(Stored data)

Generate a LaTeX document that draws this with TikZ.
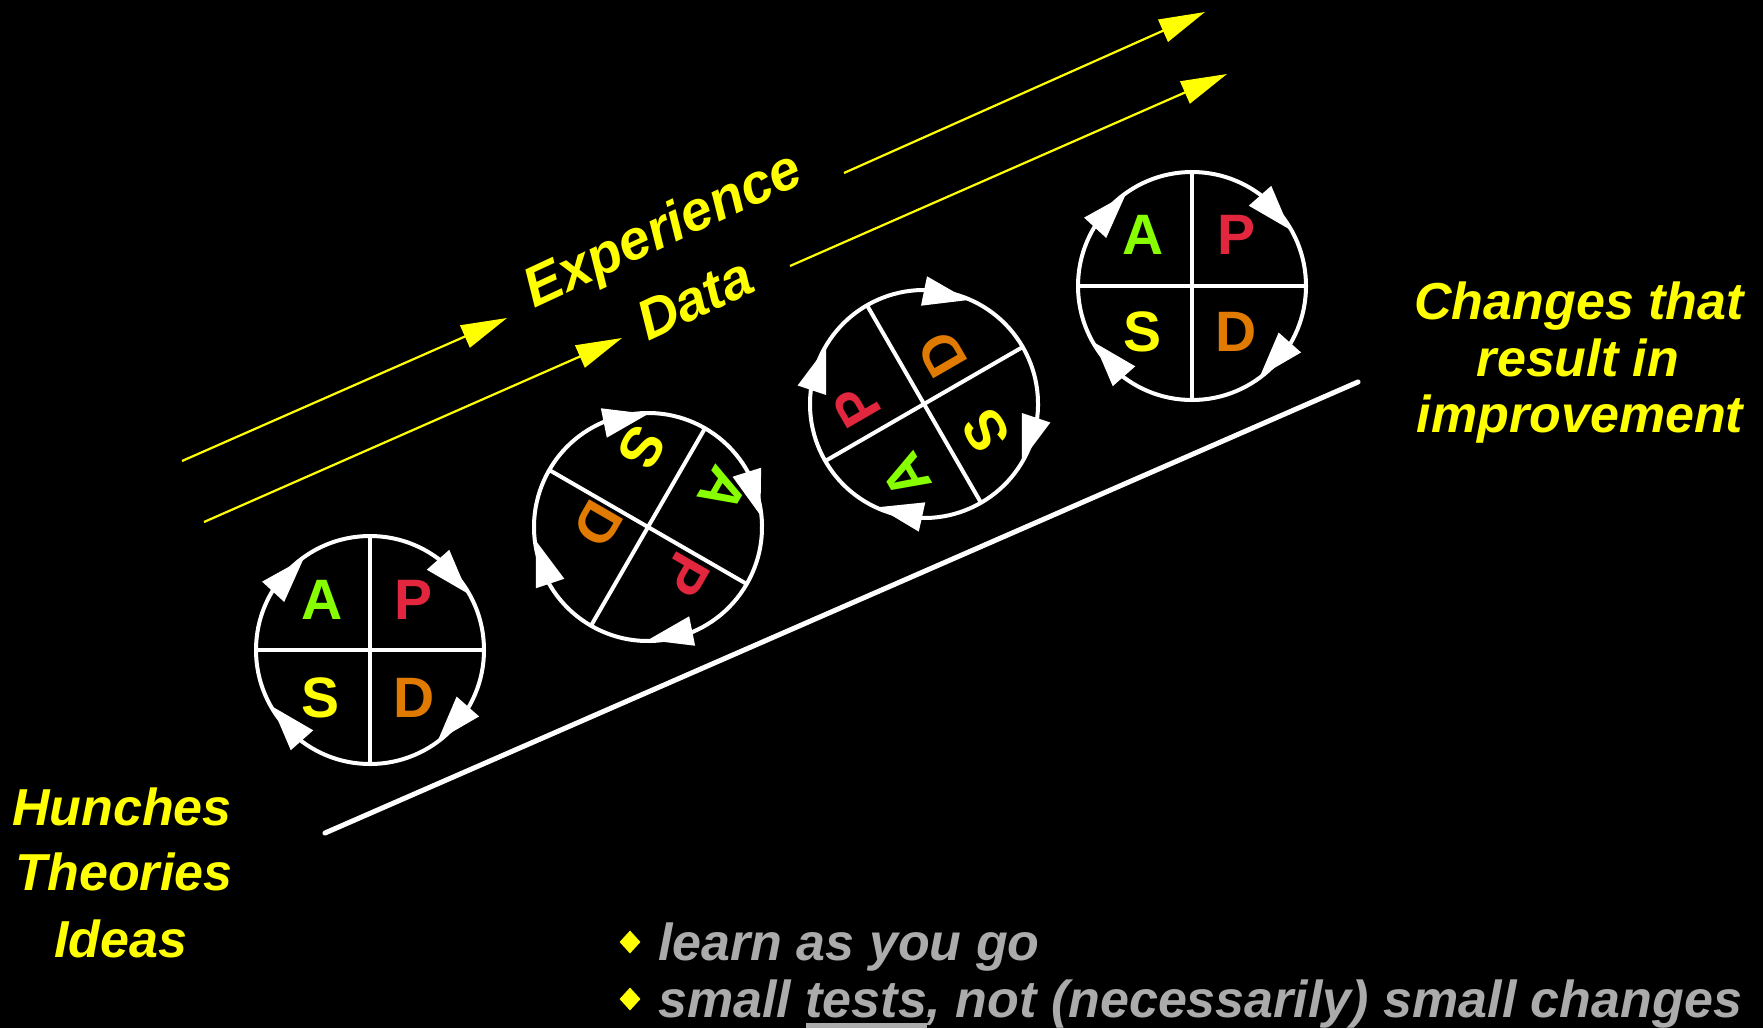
\documentclass[tikz,border=0pt]{standalone}
\usepackage{fontspec}
\setmainfont{Liberation Sans}
\usetikzlibrary{arrows.meta,shapes.geometric}
\definecolor{ylw}{HTML}{FFFF00}
\definecolor{pdsgreen}{HTML}{88FF00}
\definecolor{pdsred}{HTML}{E2263E}
\definecolor{pdsorange}{HTML}{E07A00}
\definecolor{greytxt}{HTML}{ABABAB}
\newcommand\cyarrow[1]{\fill[white,rotate=#1] (127.7pt,-3.0pt) -- (104.0pt,-44.2pt) -- (98.3pt,3.0pt) -- cycle;}
\newcommand\pdsring[3]{%
  \node[ringnode,rotate=#3] (#1) at #2 {};
  \draw[ring] (#1.west) -- (#1.east) (#1.north) -- (#1.south);
  \begin{scope}[shift={#2},rotate=#3]
    \cyarrow{149}\cyarrow{53}\cyarrow{-30}\cyarrow{233}
  \end{scope}}
\newcommand\ulx[1]{\setbox0\hbox{#1}\rlap{\rule[-11pt]{\wd0}{5pt}}\box0}
\begin{document}
\begin{tikzpicture}[x=1pt,y=-1pt,
  lbl/.style={font=\fontsize{52}{60}\selectfont\bfseries\itshape, text=ylw, inner sep=0pt, anchor=base},
  biglbl/.style={font=\fontsize{56}{60}\selectfont\bfseries\itshape, text=ylw, inner sep=0pt, anchor=center, rotate=25},
  gtxt/.style={font=\fontsize{52}{60}\selectfont\bfseries\itshape, text=greytxt, inner sep=0pt, anchor=base west},
  ltr/.style={font=\fontsize{57}{60}\selectfont\bfseries, inner sep=0pt},
  ring/.style={draw=white, line width=4pt},
  ringnode/.style={circle, draw=white, line width=4pt, minimum size=228pt, inner sep=0pt, outer sep=0pt},
  yarrow/.style={draw=ylw, line width=2.2pt, -{Triangle[length=46pt,width=24pt]}},
  bul/.style={diamond, fill=ylw, minimum width=21pt, minimum height=23pt, inner sep=0pt}
]
\fill[black] (0,0) rectangle (1763,1028);
\useasboundingbox (0,0) rectangle (1763,1028);

% ground line
\coordinate (g1) at (325,833);
\coordinate (g2) at (1358,382);
\draw[white, line width=5pt, line cap=round] (g1) -- (g2);

% yellow arrows
\coordinate (a1s) at (182,461); \coordinate (a1e) at (507,318);
\coordinate (a2s) at (204,522); \coordinate (a2e) at (622,338);
\coordinate (a3s) at (844,173); \coordinate (a3e) at (1205,12);
\coordinate (a4s) at (790,266); \coordinate (a4e) at (1227,74);
\draw[yarrow] (a1s) -- (a1e);
\draw[yarrow] (a2s) -- (a2e);
\draw[yarrow] (a3s) -- (a3e);
\draw[yarrow] (a4s) -- (a4e);

\node[biglbl] (exp) at (664,232) {Experience};
\node[biglbl] (data) at (695,299) {Data};

% PDSA cycles
\pdsring{ring1}{(370,650)}{0}
\pdsring{ring2}{(648,527)}{-120}
\pdsring{ring3}{(924,404)}{120}
\pdsring{ring4}{(1192,286)}{0}

% letters ring 1
\node[ltr, text=pdsgreen] (r1A) at (322,600) {A};
\node[ltr, text=pdsred] (r1P) at (414,600) {P};
\node[ltr, text=ylw] (r1S) at (321,698) {S};
\node[ltr, text=pdsorange] (r1D) at (414,698) {D};
% letters ring 2
\node[ltr, text=ylw, rotate=-120] (r2S) at (642,448) {S};
\node[ltr, text=pdsgreen, rotate=-120] (r2A) at (723,490) {A};
\node[ltr, text=pdsred, rotate=-120] (r2P) at (686,575) {P};
\node[ltr, text=pdsorange, rotate=-120] (r2D) at (598,524) {D};
% letters ring 3
\node[ltr, text=pdsorange, rotate=120] (r3D) at (942,354) {D};
\node[ltr, text=ylw, rotate=120] (r3S) at (986,431) {S};
\node[ltr, text=pdsgreen, rotate=120] (r3A) at (906,476) {A};
\node[ltr, text=pdsred, rotate=120] (r3P) at (857,406) {P};
% letters ring 4
\node[ltr, text=pdsgreen] (r4A) at (1143,235) {A};
\node[ltr, text=pdsred] (r4P) at (1236,235) {P};
\node[ltr, text=ylw] (r4S) at (1142,332) {S};
\node[ltr, text=pdsorange] (r4D) at (1236,332) {D};

% left labels
\node[lbl] (hun) at (122,825) {Hunches};
\node[lbl] (theo) at (124,890) {Theories};
\node[lbl] (ideas) at (121,957) {Ideas};

% right labels
\node[lbl] (chg) at (1579,319) {Changes that};
\node[lbl] (res) at (1578,376) {result in};
\node[lbl] (imp) at (1580,432) {improvement};

% bullets
\node[bul] (b1) at (630,942) {};
\node[bul] (b2) at (630,999) {};
\node[gtxt] (t1) at (658,960) {learn as you go};
\node[gtxt] (t2) at (658,1017) {small \ulx{tests}, not (necessarily) small changes};
\end{tikzpicture}
\end{document}
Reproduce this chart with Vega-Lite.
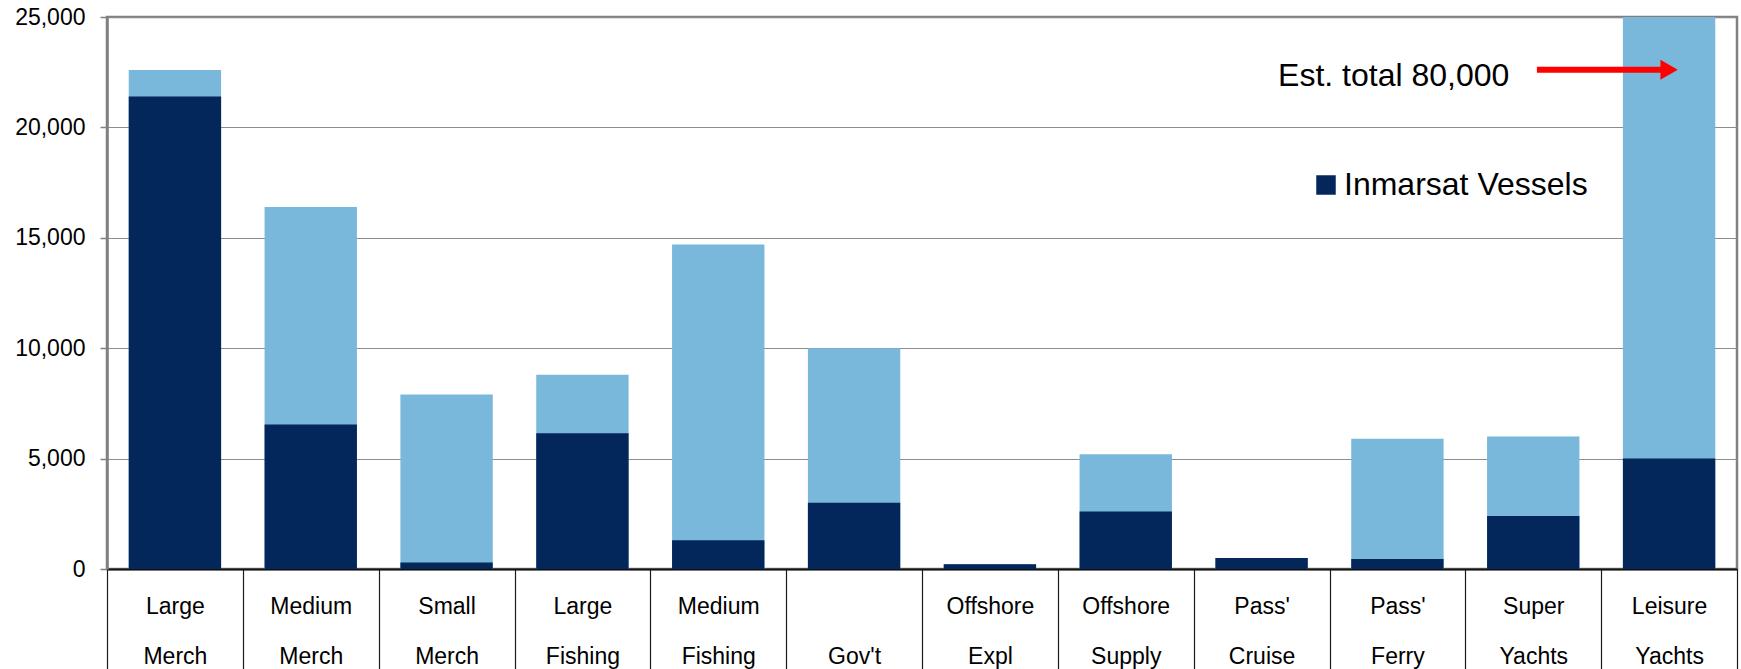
{
  "$schema": "https://vega.github.io/schema/vega-lite/v6.json",
  "autosize": "none",
  "padding": {"left": 107, "top": 17, "right": 4, "bottom": 100},
  "width": 1630,
  "height": 552,
  "background": "white",
  "config": {
    "font": "Liberation Sans",
    "view": {"stroke": "#808080", "strokeWidth": 2.5},
    "legend": {"padding": 0}
  },
  "data": {
    "values": [
      {"category": "Large Merch", "inmarsat": 21400, "total": 22600},
      {"category": "Medium Merch", "inmarsat": 6550, "total": 16400},
      {"category": "Small Merch", "inmarsat": 300, "total": 7900},
      {"category": "Large Fishing", "inmarsat": 6150, "total": 8800},
      {"category": "Medium Fishing", "inmarsat": 1300, "total": 14700},
      {"category": "Gov't", "inmarsat": 3000, "total": 10000},
      {"category": "Offshore Expl", "inmarsat": 220, "total": 220},
      {"category": "Offshore Supply", "inmarsat": 2600, "total": 5200},
      {"category": "Pass' Cruise", "inmarsat": 500, "total": 500},
      {"category": "Pass' Ferry", "inmarsat": 450, "total": 5900},
      {"category": "Super Yachts", "inmarsat": 2400, "total": 6000},
      {"category": "Leisure Yachts", "inmarsat": 5000, "total": 80000}
    ]
  },
  "encoding": {
    "x": {
      "field": "category",
      "type": "nominal",
      "sort": null,
      "scale": {
        "domain": ["Large Merch", "Medium Merch", "Small Merch", "Large Fishing", "Medium Fishing", "Gov't", "Offshore Expl", "Offshore Supply", "Pass' Cruise", "Pass' Ferry", "Super Yachts", "Leisure Yachts"],
        "paddingInner": 0,
        "paddingOuter": 0
      },
      "axis": {
        "title": null,
        "labelAngle": 0,
        "labelExpr": "indexof(datum.label, ' ') < 0 ? ['', datum.label] : split(datum.label, ' ')",
        "labelFontSize": 23,
        "labelColor": "#000000",
        "labelBaseline": "alphabetic",
        "labelAlign": "center",
        "labelLineHeight": 50,
        "labelPadding": -56,
        "labelOverlap": false,
        "labelBound": false,
        "tickBand": "extent",
        "tickSize": 100,
        "tickColor": "#1a1a1a",
        "tickWidth": 1.2,
        "domainColor": "#111111",
        "domainWidth": 2,
        "grid": false
      }
    }
  },
  "layer": [
    {
      "mark": {"type": "bar", "color": "#7AB8DB", "clip": true, "width": {"band": 0.68}},
      "encoding": {
        "y": {
          "field": "total",
          "type": "quantitative",
          "scale": {"domain": [0, 25000], "nice": false},
          "axis": {
            "title": null,
            "values": [0, 5000, 10000, 15000, 20000, 25000],
            "format": ",d",
            "labelFontSize": 23,
            "labelColor": "#000000",
            "labelPadding": 15,
            "tickSize": 7,
            "tickColor": "#808080",
            "tickWidth": 1.5,
            "domainColor": "#808080",
            "domainWidth": 2.5,
            "grid": true,
            "gridColor": "#8c8c8c",
            "gridWidth": 1
          }
        }
      }
    },
    {
      "mark": {"type": "bar", "width": {"band": 0.68}},
      "encoding": {
        "y": {"field": "inmarsat", "type": "quantitative"},
        "color": {
          "datum": "Inmarsat Vessels",
          "type": "nominal",
          "scale": {"range": ["#03275A"]},
          "legend": {
            "title": null,
            "orient": "none",
            "legendX": 1203,
            "legendY": 152,
            "symbolType": "square",
            "symbolSize": 380,
            "symbolStrokeWidth": 0,
            "labelFontSize": 32,
            "labelColor": "#000000",
            "labelOffset": 2,
            "labelLimit": 400
          }
        }
      }
    },
    {
      "data": {"values": [{"note": "Est. total 80,000"}]},
      "mark": {"type": "text", "fontSize": 32, "align": "right", "baseline": "alphabetic", "color": "#000000"},
      "encoding": {
        "text": {"field": "note", "type": "nominal"},
        "x": {"datum": "Super Yachts", "type": "nominal", "bandPosition": 0.324},
        "y": {"datum": 21890, "type": "quantitative"}
      }
    },
    {
      "data": {"values": [{"note": "arrow"}]},
      "mark": {"type": "rule", "color": "#FF0000", "strokeWidth": 6},
      "encoding": {
        "x": {"datum": "Super Yachts", "type": "nominal", "bandPosition": 0.527},
        "x2": {"datum": "Leisure Yachts", "bandPosition": 0.5},
        "y": {"datum": 22610, "type": "quantitative"}
      }
    },
    {
      "data": {"values": [{"note": "arrowhead"}]},
      "mark": {"type": "point", "shape": "triangle-right", "filled": true, "size": 400, "color": "#FF0000", "opacity": 1},
      "encoding": {
        "x": {"datum": "Leisure Yachts", "type": "nominal"},
        "y": {"datum": 22610, "type": "quantitative"}
      }
    }
  ]
}
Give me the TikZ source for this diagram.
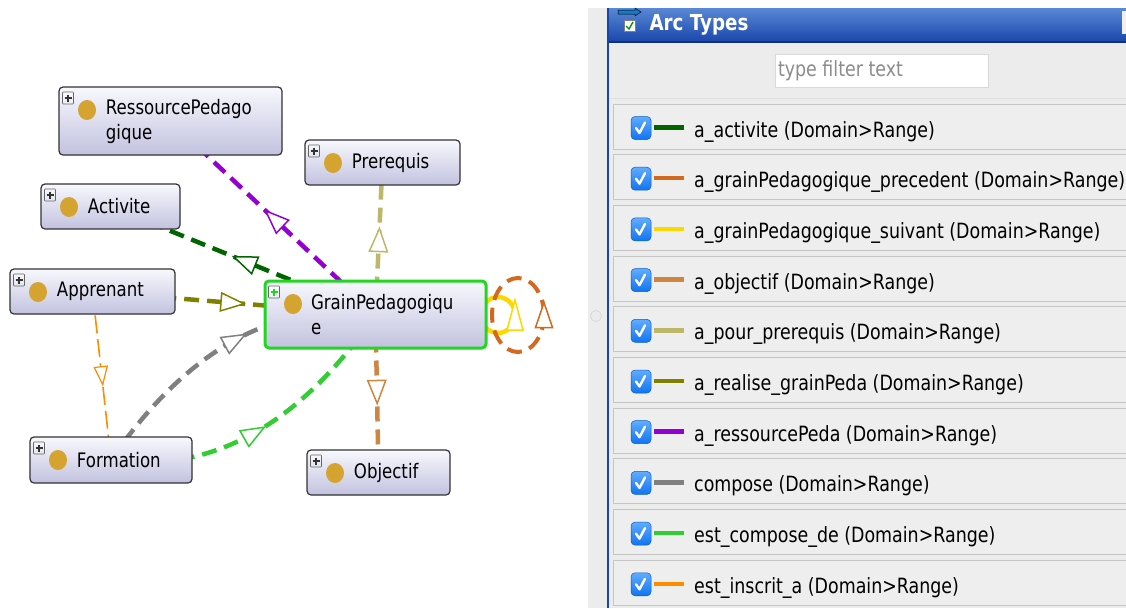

**WORK REQUIRED:** Include the first line of the records, the line containing "(a4s) -- (a4e);", and every line between them, repeated exactly. Skip the pictures.

**REPLY:**
Generate a LaTeX document that draws this with TikZ.
\documentclass[tikz,border=0pt]{standalone}
\usepackage{fontspec}
\setmainfont{Liberation Sans}
\usetikzlibrary{arrows.meta,shapes.geometric}
\definecolor{ylw}{HTML}{FFFF00}
\definecolor{pdsgreen}{HTML}{88FF00}
\definecolor{pdsred}{HTML}{E2263E}
\definecolor{pdsorange}{HTML}{E07A00}
\definecolor{greytxt}{HTML}{ABABAB}
\newcommand\cyarrow[1]{\fill[white,rotate=#1] (127.7pt,-3.0pt) -- (104.0pt,-44.2pt) -- (98.3pt,3.0pt) -- cycle;}
\newcommand\pdsring[3]{%
  \node[ringnode,rotate=#3] (#1) at #2 {};
  \draw[ring] (#1.west) -- (#1.east) (#1.north) -- (#1.south);
  \begin{scope}[shift={#2},rotate=#3]
    \cyarrow{149}\cyarrow{53}\cyarrow{-30}\cyarrow{233}
  \end{scope}}
\newcommand\ulx[1]{\setbox0\hbox{#1}\rlap{\rule[-11pt]{\wd0}{5pt}}\box0}
\begin{document}
\begin{tikzpicture}[x=1pt,y=-1pt,
  lbl/.style={font=\fontsize{52}{60}\selectfont\bfseries\itshape, text=ylw, inner sep=0pt, anchor=base},
  biglbl/.style={font=\fontsize{56}{60}\selectfont\bfseries\itshape, text=ylw, inner sep=0pt, anchor=center, rotate=25},
  gtxt/.style={font=\fontsize{52}{60}\selectfont\bfseries\itshape, text=greytxt, inner sep=0pt, anchor=base west},
  ltr/.style={font=\fontsize{57}{60}\selectfont\bfseries, inner sep=0pt},
  ring/.style={draw=white, line width=4pt},
  ringnode/.style={circle, draw=white, line width=4pt, minimum size=228pt, inner sep=0pt, outer sep=0pt},
  yarrow/.style={draw=ylw, line width=2.2pt, -{Triangle[length=46pt,width=24pt]}},
  bul/.style={diamond, fill=ylw, minimum width=21pt, minimum height=23pt, inner sep=0pt}
]
\fill[black] (0,0) rectangle (1763,1028);
\useasboundingbox (0,0) rectangle (1763,1028);

% ground line
\coordinate (g1) at (325,833);
\coordinate (g2) at (1358,382);
\draw[white, line width=5pt, line cap=round] (g1) -- (g2);

% yellow arrows
\coordinate (a1s) at (182,461); \coordinate (a1e) at (507,318);
\coordinate (a2s) at (204,522); \coordinate (a2e) at (622,338);
\coordinate (a3s) at (844,173); \coordinate (a3e) at (1205,12);
\coordinate (a4s) at (790,266); \coordinate (a4e) at (1227,74);
\draw[yarrow] (a1s) -- (a1e);
\draw[yarrow] (a2s) -- (a2e);
\draw[yarrow] (a3s) -- (a3e);
\draw[yarrow] (a4s) -- (a4e);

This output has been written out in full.